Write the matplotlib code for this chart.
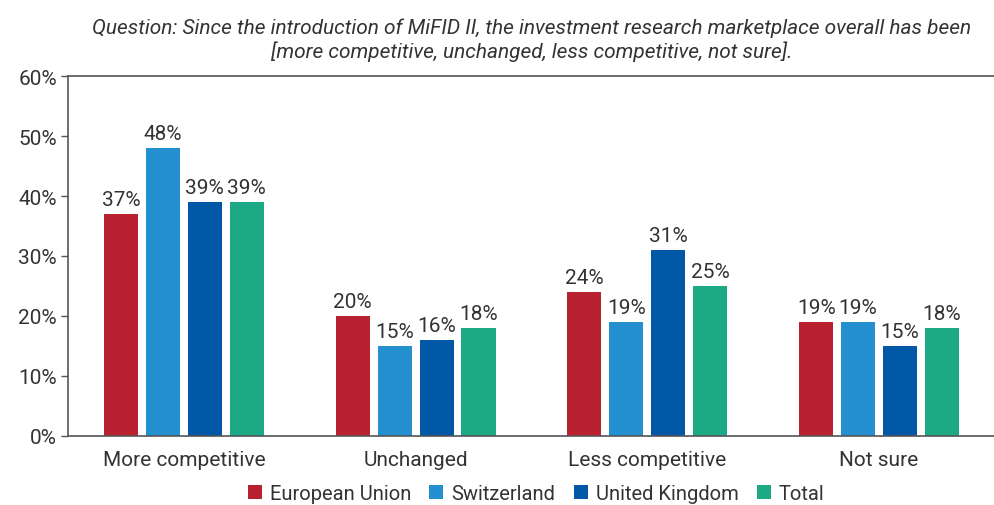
==
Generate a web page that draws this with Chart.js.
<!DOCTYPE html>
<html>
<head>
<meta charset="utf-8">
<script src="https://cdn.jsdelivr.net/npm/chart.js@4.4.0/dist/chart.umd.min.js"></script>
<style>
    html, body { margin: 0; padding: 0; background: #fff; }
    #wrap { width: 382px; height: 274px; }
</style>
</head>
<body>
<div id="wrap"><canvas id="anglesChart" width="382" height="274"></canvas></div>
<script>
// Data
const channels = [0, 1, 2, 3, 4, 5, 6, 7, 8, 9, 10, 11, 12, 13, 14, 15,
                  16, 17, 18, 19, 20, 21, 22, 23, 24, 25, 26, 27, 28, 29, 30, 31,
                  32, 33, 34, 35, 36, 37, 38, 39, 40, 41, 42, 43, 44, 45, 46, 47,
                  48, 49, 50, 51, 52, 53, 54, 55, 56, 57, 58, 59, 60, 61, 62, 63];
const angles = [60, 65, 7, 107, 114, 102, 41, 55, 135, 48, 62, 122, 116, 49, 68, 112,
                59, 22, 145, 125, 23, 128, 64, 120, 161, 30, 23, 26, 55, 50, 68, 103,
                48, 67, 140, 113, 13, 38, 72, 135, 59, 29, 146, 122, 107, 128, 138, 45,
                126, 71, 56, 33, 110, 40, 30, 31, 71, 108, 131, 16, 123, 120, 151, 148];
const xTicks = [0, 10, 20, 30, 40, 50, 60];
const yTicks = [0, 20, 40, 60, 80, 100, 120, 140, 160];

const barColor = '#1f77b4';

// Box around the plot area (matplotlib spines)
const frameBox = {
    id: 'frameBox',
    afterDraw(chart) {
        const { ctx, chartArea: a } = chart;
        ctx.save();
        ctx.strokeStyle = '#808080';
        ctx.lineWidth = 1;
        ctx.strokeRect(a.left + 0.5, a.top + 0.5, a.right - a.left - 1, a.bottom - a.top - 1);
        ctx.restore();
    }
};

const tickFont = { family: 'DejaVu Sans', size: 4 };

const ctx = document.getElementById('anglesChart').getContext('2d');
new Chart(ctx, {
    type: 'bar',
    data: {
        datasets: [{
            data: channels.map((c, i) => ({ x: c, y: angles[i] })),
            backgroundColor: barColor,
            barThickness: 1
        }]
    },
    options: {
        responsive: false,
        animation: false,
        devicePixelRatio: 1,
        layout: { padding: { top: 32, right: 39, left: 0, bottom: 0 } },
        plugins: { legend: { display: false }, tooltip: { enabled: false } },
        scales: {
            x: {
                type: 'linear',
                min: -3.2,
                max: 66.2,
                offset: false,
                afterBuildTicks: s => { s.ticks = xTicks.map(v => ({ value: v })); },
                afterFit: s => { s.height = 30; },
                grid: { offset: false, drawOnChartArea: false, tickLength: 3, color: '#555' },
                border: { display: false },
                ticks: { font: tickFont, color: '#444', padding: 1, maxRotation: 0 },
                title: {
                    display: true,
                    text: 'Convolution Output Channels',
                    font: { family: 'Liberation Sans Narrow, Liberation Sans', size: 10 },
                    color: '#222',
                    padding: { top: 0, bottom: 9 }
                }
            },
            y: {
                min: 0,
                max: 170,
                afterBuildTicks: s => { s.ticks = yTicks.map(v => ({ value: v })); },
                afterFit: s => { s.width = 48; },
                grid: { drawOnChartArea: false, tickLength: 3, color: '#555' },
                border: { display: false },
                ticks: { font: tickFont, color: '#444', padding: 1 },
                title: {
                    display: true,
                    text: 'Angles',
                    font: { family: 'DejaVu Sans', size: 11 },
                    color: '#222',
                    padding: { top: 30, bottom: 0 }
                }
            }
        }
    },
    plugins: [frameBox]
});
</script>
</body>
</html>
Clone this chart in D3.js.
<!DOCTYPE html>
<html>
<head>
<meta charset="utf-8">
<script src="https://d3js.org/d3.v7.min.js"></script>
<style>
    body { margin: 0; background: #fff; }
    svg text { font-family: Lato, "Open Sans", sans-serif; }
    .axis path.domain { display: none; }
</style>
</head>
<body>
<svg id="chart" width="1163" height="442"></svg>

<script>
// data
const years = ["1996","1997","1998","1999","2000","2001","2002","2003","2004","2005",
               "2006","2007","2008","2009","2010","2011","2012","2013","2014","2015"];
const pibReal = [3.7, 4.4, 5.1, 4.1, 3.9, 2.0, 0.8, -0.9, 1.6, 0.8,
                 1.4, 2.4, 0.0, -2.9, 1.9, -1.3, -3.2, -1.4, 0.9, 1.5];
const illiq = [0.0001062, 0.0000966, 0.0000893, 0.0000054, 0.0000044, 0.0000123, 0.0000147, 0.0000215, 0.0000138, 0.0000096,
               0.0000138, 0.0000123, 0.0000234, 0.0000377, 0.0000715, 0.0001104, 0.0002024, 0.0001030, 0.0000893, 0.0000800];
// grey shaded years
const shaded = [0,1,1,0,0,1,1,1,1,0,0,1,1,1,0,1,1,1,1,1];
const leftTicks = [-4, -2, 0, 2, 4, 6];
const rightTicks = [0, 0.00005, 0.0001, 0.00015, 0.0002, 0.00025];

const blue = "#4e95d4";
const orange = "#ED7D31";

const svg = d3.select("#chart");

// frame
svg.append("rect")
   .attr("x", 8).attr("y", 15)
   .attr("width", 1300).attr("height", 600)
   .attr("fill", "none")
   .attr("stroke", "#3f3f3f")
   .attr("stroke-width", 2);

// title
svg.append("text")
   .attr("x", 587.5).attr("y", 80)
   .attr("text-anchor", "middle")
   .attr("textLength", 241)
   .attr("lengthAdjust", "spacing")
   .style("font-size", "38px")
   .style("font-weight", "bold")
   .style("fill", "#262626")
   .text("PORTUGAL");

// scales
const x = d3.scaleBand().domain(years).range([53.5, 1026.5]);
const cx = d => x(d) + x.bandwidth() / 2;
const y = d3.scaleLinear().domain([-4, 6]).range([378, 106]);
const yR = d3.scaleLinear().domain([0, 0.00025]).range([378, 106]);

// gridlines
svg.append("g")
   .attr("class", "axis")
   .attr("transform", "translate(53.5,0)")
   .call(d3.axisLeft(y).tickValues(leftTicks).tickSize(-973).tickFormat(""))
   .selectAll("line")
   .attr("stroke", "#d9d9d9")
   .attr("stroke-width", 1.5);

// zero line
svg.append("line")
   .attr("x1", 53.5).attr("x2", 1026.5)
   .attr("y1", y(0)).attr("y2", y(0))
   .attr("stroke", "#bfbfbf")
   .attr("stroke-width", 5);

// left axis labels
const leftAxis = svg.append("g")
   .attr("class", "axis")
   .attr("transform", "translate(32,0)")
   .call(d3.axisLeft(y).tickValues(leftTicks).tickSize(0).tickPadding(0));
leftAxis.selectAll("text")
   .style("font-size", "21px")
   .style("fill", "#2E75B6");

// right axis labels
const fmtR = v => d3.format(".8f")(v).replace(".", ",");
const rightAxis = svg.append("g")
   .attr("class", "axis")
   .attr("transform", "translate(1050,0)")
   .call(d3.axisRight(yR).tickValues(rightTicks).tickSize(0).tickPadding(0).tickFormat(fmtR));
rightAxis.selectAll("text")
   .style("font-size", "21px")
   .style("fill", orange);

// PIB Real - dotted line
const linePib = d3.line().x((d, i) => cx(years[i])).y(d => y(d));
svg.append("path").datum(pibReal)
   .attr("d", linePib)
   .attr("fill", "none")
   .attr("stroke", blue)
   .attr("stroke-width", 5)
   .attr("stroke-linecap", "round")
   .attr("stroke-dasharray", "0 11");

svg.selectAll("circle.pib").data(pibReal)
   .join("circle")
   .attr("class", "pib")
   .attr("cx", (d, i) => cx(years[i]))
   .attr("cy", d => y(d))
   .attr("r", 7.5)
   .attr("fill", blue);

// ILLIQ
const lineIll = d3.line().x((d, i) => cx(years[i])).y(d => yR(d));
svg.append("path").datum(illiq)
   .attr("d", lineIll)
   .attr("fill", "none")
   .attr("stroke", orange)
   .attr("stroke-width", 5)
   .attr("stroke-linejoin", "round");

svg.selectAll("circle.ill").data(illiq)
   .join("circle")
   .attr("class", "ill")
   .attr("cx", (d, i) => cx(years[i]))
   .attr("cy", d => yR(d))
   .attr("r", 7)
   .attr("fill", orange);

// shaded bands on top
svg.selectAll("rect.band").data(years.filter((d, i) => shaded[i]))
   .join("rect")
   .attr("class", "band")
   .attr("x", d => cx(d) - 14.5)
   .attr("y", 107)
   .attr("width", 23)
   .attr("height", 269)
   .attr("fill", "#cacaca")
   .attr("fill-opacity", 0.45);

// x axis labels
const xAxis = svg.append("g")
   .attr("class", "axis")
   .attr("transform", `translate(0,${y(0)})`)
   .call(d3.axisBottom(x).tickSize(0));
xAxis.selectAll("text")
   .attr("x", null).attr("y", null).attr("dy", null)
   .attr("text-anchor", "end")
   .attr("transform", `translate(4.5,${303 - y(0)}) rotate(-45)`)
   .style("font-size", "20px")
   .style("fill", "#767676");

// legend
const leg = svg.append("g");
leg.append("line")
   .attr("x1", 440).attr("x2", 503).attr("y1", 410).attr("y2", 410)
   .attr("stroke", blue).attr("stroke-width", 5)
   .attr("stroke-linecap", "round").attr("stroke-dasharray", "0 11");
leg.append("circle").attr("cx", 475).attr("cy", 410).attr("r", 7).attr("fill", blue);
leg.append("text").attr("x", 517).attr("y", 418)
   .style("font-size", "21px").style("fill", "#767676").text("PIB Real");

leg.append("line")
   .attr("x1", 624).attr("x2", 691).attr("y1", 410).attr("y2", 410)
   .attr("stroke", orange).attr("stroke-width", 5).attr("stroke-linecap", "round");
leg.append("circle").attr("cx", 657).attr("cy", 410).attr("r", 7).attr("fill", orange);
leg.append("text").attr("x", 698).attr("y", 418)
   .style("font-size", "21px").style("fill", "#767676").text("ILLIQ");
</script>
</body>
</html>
==
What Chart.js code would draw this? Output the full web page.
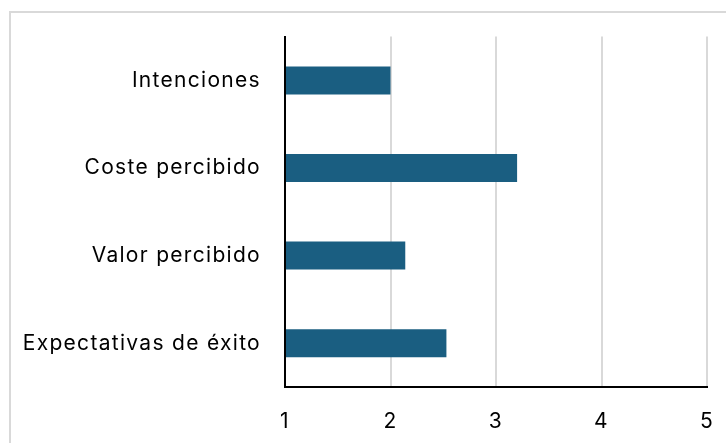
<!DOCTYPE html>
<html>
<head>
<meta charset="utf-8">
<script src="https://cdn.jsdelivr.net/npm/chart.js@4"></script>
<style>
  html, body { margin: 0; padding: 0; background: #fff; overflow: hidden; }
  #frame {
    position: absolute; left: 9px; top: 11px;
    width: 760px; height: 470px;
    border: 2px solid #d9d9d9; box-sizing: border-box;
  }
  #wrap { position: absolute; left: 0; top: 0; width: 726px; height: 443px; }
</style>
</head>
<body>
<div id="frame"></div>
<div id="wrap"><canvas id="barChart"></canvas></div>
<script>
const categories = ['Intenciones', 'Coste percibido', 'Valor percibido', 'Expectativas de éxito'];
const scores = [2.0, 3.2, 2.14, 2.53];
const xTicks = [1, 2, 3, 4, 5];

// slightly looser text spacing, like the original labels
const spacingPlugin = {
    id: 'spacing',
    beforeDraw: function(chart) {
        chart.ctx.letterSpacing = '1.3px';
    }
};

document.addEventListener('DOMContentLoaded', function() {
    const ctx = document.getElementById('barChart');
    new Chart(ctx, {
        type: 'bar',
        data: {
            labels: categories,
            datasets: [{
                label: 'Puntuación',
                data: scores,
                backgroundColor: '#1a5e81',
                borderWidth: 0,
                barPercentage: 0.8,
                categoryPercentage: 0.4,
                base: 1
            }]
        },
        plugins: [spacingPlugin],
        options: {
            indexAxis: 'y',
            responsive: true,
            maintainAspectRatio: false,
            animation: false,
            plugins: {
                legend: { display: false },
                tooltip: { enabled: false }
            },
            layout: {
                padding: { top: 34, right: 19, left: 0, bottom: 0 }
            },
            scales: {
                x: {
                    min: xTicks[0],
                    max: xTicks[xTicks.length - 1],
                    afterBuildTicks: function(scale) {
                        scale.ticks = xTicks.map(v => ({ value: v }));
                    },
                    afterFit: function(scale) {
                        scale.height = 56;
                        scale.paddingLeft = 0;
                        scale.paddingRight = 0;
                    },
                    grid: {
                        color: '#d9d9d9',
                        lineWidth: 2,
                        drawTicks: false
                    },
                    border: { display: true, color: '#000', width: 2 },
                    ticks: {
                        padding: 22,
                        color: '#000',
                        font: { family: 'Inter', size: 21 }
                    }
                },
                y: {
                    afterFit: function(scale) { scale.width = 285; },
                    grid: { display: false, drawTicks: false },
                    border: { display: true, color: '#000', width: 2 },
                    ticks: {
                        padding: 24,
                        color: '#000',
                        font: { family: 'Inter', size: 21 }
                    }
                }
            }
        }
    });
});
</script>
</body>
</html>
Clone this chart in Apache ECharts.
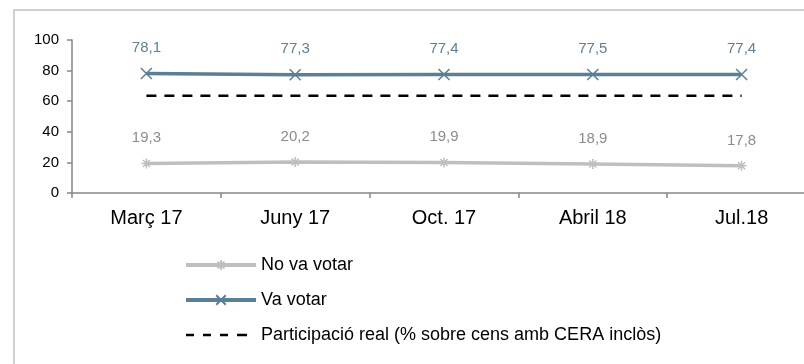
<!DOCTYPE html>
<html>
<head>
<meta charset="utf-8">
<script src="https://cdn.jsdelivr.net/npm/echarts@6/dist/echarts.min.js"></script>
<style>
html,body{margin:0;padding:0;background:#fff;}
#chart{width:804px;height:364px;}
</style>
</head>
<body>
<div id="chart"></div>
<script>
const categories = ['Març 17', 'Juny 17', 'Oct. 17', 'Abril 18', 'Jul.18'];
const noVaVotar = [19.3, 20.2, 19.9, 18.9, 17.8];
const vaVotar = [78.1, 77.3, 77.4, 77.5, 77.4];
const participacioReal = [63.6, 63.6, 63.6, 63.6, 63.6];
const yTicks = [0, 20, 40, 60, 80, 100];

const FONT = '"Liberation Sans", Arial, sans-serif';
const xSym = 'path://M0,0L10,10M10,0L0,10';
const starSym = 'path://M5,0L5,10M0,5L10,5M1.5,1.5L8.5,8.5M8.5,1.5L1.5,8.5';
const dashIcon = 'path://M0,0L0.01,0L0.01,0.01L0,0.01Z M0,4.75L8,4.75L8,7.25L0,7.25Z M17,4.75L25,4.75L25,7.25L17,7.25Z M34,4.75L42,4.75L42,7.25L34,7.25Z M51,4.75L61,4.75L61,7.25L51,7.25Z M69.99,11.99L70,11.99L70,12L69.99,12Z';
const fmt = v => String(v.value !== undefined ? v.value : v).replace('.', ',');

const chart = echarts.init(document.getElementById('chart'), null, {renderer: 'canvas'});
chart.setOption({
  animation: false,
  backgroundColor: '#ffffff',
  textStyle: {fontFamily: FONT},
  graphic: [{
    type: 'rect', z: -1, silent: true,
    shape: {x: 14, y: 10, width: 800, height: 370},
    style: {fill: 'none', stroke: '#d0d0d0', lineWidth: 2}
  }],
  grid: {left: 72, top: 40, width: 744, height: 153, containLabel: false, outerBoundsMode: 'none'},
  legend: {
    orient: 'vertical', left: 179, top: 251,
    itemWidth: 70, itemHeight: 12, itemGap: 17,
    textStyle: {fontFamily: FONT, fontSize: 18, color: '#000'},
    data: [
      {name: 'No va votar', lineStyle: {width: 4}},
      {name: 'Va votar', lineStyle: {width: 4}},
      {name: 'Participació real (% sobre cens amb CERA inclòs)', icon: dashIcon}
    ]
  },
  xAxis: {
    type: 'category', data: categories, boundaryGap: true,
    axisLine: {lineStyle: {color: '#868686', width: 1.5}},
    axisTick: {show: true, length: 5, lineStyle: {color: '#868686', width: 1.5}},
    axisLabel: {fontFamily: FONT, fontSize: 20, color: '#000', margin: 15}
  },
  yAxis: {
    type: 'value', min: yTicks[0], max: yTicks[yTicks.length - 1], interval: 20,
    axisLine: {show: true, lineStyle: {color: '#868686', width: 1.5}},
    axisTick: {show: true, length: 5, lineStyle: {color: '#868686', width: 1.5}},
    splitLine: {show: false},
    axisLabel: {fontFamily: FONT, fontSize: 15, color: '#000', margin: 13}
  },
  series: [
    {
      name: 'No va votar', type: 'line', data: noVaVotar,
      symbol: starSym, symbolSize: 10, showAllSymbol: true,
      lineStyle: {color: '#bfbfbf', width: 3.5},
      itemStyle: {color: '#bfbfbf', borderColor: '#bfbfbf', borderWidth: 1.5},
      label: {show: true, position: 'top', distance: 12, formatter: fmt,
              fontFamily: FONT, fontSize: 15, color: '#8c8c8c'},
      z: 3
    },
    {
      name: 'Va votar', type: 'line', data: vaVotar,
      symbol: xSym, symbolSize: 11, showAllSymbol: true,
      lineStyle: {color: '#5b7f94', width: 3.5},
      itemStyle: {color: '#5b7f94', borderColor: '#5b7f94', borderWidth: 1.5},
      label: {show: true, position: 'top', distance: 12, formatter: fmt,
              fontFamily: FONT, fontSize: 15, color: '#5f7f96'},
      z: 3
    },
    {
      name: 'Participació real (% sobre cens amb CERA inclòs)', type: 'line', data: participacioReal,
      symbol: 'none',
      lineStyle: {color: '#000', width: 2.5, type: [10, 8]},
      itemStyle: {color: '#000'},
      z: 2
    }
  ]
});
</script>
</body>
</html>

- Your task
Select every line above that contains the word "Clone", and copy it.

- The response
Clone this chart in D3.js.
Clone this chart in Apache ECharts.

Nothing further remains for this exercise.